● **STATED TASK**
Select from the records below every line that has the word "this" in it.

Code that draws figures
◇ ◇ ◇
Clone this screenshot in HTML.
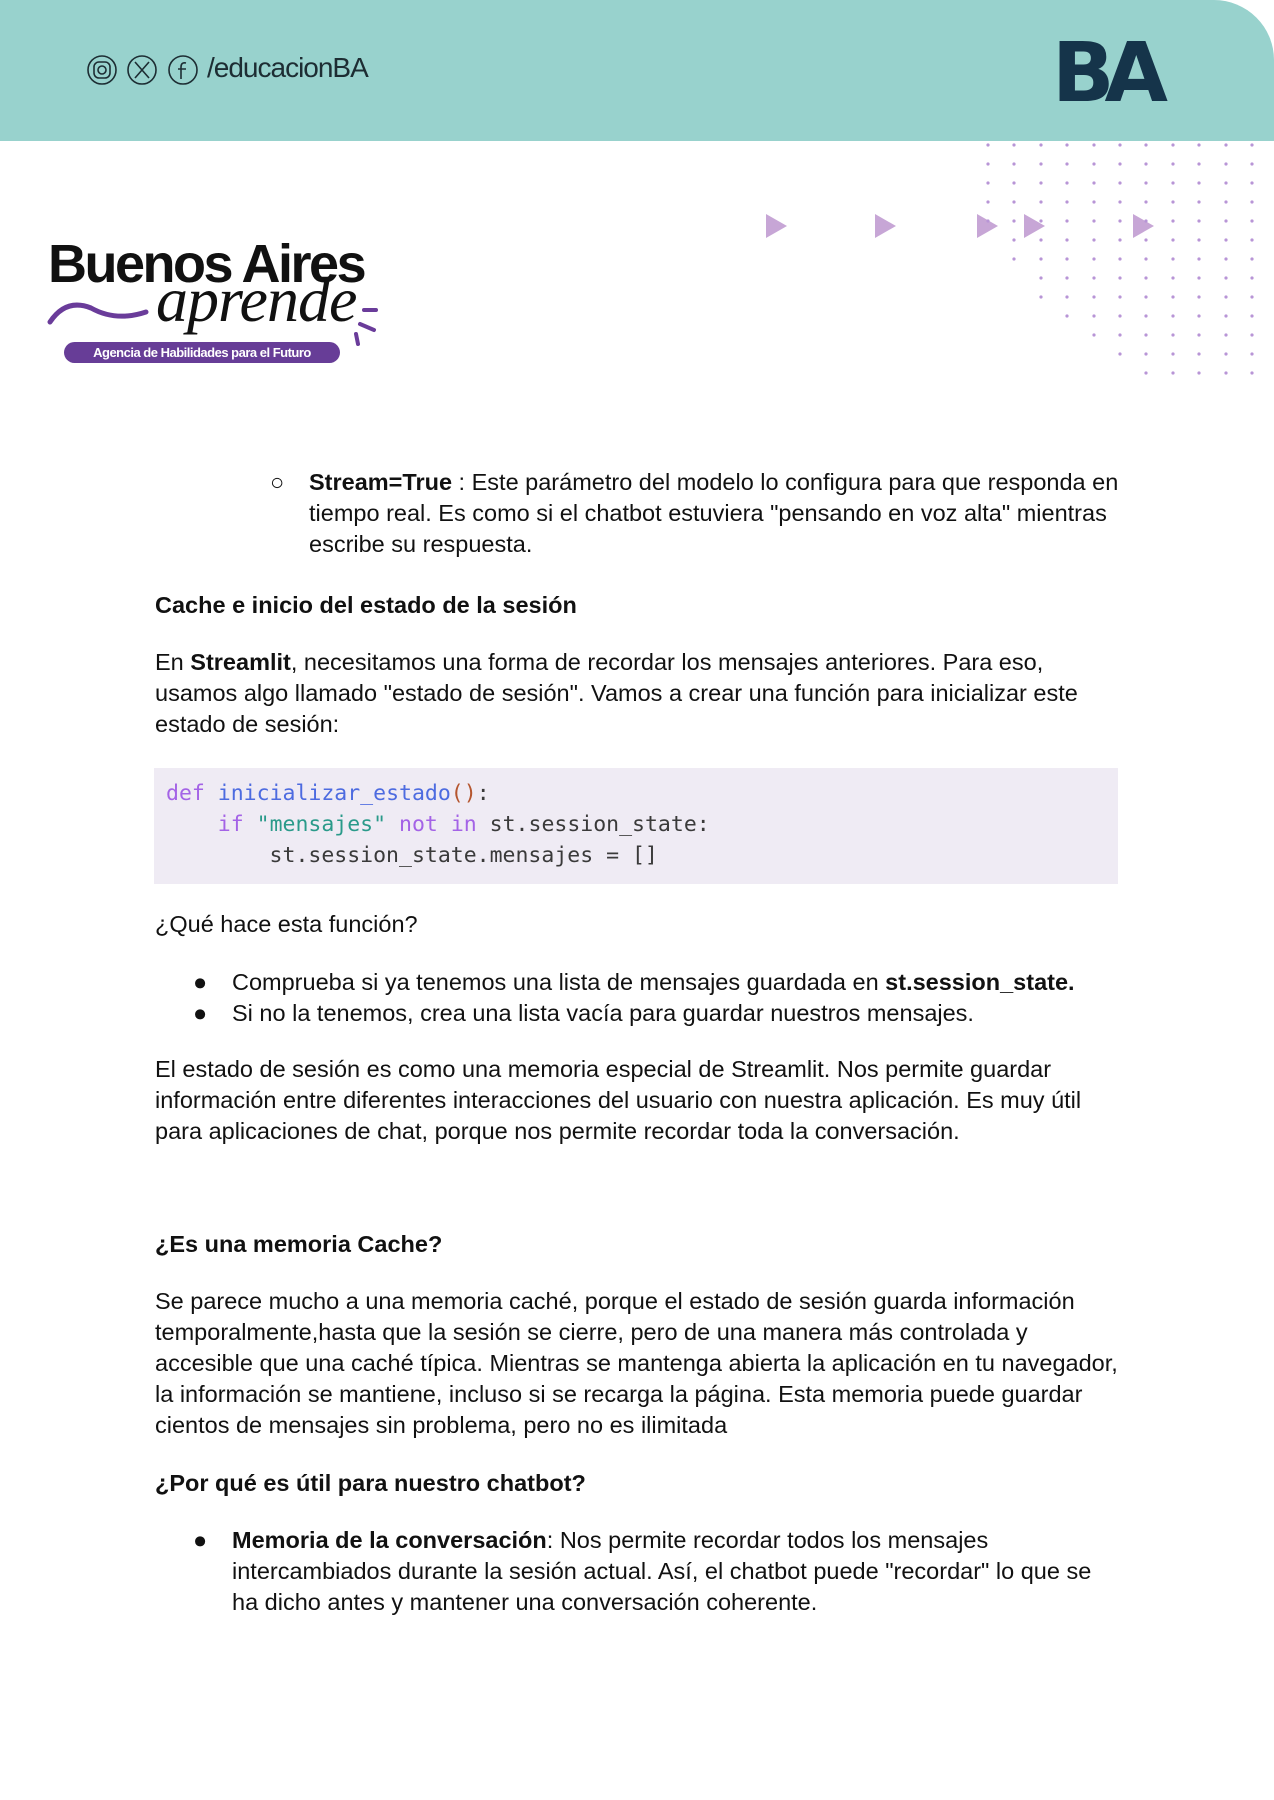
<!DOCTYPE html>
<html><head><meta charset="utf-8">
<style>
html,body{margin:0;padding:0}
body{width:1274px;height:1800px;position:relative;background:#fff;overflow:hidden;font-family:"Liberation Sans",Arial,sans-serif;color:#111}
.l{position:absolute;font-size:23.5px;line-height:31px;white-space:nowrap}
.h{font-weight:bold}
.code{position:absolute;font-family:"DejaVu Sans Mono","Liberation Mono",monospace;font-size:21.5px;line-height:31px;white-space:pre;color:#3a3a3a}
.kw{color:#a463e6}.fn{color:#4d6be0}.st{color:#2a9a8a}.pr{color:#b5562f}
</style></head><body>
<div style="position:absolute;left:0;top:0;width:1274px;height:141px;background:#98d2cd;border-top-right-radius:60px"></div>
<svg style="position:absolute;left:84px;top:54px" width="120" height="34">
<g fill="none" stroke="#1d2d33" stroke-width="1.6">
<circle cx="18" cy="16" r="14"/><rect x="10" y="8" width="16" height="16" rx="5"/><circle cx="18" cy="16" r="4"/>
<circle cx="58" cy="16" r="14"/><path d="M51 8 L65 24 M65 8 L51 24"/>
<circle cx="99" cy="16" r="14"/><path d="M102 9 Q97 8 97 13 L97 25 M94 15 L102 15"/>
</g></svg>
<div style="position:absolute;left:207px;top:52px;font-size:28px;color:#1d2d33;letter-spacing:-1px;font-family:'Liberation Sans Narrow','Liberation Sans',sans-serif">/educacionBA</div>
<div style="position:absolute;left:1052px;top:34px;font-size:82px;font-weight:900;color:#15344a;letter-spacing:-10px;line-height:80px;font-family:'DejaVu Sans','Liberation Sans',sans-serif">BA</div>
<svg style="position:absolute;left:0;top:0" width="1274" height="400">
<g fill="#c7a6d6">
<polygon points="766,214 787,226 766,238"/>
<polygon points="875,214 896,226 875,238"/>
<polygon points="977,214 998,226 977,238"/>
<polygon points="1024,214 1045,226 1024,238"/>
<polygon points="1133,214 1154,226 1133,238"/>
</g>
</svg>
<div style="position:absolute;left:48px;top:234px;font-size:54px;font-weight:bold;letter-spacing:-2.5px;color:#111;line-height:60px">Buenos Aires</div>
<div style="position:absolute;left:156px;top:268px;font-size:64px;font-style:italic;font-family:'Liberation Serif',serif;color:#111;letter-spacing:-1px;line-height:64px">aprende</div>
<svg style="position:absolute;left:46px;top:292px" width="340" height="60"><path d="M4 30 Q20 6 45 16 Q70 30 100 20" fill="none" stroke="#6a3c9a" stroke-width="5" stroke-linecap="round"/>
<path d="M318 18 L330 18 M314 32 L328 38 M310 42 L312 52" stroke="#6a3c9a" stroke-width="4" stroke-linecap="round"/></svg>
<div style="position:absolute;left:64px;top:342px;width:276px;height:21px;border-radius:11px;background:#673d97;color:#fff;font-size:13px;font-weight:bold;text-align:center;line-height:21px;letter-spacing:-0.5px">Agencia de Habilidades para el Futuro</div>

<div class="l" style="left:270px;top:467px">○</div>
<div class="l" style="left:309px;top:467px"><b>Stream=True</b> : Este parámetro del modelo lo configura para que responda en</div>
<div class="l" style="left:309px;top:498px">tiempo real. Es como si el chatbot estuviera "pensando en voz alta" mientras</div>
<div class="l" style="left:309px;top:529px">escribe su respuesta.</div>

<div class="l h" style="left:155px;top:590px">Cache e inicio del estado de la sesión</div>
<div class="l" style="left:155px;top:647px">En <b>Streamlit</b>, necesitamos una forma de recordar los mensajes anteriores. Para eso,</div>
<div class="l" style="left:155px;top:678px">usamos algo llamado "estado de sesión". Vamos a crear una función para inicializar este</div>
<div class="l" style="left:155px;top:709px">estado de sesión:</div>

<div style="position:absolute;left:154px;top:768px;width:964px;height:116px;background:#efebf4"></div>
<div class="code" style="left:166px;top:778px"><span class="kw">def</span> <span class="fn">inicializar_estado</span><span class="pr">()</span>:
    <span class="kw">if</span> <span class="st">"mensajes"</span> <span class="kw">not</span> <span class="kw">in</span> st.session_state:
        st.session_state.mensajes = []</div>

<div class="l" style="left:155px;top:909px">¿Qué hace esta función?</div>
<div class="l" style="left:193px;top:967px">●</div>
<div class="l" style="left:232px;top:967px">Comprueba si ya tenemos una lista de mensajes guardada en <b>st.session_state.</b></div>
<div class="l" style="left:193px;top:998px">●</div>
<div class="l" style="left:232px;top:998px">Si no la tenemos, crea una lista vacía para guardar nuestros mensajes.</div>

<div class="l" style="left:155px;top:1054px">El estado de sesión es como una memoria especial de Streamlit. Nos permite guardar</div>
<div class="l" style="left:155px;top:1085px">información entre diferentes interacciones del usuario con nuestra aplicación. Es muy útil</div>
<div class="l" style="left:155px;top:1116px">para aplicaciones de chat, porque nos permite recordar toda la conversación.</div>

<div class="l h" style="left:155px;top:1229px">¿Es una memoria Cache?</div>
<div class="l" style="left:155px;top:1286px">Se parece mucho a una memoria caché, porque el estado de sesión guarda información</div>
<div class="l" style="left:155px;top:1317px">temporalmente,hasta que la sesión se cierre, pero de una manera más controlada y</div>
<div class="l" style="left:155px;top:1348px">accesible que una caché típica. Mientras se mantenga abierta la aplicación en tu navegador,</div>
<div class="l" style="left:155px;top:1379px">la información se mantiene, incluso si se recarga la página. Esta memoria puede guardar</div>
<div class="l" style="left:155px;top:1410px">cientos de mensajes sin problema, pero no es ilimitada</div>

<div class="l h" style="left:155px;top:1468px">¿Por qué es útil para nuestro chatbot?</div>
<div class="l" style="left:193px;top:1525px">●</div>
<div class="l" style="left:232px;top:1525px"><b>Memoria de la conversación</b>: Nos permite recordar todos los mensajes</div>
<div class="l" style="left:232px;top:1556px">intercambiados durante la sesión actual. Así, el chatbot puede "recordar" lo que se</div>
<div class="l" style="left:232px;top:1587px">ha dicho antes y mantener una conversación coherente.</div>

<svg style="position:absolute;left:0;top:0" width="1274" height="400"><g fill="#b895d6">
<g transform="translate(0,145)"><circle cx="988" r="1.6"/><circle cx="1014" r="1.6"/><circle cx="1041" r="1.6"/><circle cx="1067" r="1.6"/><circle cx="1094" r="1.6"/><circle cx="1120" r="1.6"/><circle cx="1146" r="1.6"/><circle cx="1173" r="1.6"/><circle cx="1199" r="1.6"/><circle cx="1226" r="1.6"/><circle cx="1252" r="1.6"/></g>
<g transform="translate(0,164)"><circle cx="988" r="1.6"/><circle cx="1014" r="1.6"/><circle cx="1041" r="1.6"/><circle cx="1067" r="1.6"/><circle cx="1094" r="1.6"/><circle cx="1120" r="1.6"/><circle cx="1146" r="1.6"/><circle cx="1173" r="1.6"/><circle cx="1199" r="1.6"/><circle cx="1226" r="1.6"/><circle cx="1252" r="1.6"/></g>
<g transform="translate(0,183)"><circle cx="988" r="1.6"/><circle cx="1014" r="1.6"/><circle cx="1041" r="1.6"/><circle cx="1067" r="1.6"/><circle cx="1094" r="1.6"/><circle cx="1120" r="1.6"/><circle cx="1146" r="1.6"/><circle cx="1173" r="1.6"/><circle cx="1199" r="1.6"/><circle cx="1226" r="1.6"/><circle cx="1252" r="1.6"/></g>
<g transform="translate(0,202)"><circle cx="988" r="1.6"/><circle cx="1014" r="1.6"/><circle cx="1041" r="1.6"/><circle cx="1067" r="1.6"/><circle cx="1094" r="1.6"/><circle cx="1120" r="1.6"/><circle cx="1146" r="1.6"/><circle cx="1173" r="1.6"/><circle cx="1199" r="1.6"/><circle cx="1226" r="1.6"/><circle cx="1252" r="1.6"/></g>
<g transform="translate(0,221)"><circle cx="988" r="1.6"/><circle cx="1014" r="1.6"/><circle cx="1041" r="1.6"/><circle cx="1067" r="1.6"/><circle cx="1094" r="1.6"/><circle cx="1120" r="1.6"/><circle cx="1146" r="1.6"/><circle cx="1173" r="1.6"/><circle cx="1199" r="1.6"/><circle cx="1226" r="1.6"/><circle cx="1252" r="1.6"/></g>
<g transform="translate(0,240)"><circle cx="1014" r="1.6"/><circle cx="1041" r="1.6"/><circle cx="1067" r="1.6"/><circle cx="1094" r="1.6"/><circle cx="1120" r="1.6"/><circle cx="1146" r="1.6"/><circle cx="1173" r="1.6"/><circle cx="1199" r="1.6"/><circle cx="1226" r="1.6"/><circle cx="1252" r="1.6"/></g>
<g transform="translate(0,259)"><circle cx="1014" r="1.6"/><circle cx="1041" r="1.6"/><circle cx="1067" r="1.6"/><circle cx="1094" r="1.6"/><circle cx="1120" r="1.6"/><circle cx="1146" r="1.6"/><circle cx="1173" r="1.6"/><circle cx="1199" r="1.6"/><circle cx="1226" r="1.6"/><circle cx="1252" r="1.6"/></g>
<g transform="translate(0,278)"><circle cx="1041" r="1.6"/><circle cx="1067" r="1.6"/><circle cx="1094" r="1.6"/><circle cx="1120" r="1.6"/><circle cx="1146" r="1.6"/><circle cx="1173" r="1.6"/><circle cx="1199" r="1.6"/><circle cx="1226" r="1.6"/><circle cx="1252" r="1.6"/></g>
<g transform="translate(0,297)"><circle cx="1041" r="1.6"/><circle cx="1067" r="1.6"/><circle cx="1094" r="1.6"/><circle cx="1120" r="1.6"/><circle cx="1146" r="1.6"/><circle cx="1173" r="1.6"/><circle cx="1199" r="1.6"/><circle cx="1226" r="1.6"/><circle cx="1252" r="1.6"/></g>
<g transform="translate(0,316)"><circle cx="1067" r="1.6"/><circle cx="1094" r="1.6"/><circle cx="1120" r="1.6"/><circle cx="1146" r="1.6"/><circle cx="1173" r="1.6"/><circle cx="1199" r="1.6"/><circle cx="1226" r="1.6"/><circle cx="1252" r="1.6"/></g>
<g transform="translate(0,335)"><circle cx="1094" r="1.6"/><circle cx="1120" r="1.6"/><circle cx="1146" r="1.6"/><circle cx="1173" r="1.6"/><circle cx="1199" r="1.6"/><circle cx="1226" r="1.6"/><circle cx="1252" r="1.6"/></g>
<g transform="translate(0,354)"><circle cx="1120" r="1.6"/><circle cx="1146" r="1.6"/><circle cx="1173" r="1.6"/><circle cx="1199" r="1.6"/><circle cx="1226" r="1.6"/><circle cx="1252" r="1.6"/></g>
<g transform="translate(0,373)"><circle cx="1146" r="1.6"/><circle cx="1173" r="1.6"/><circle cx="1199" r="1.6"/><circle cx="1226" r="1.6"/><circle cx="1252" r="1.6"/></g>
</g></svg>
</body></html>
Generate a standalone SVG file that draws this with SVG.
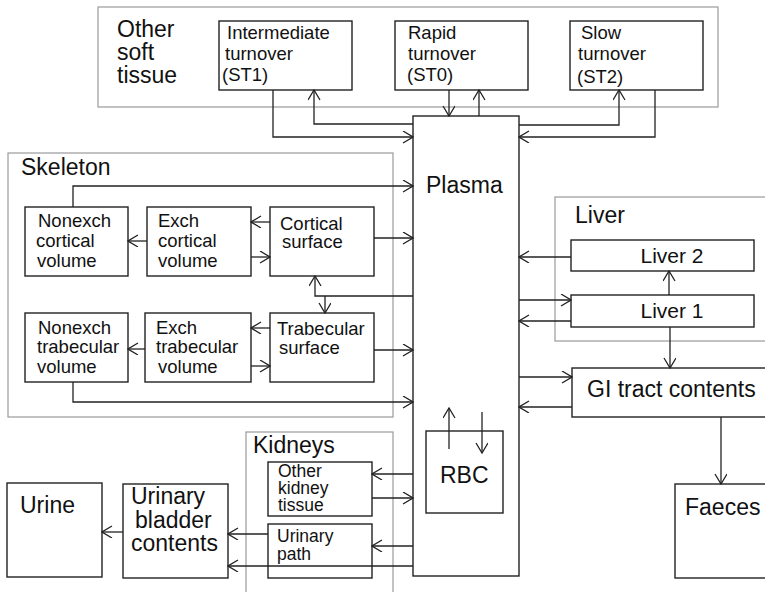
◇ ◇ ◇
● **EXERCISE RESULT**
Clone this screenshot in HTML.
Generate a standalone SVG file that draws this with SVG.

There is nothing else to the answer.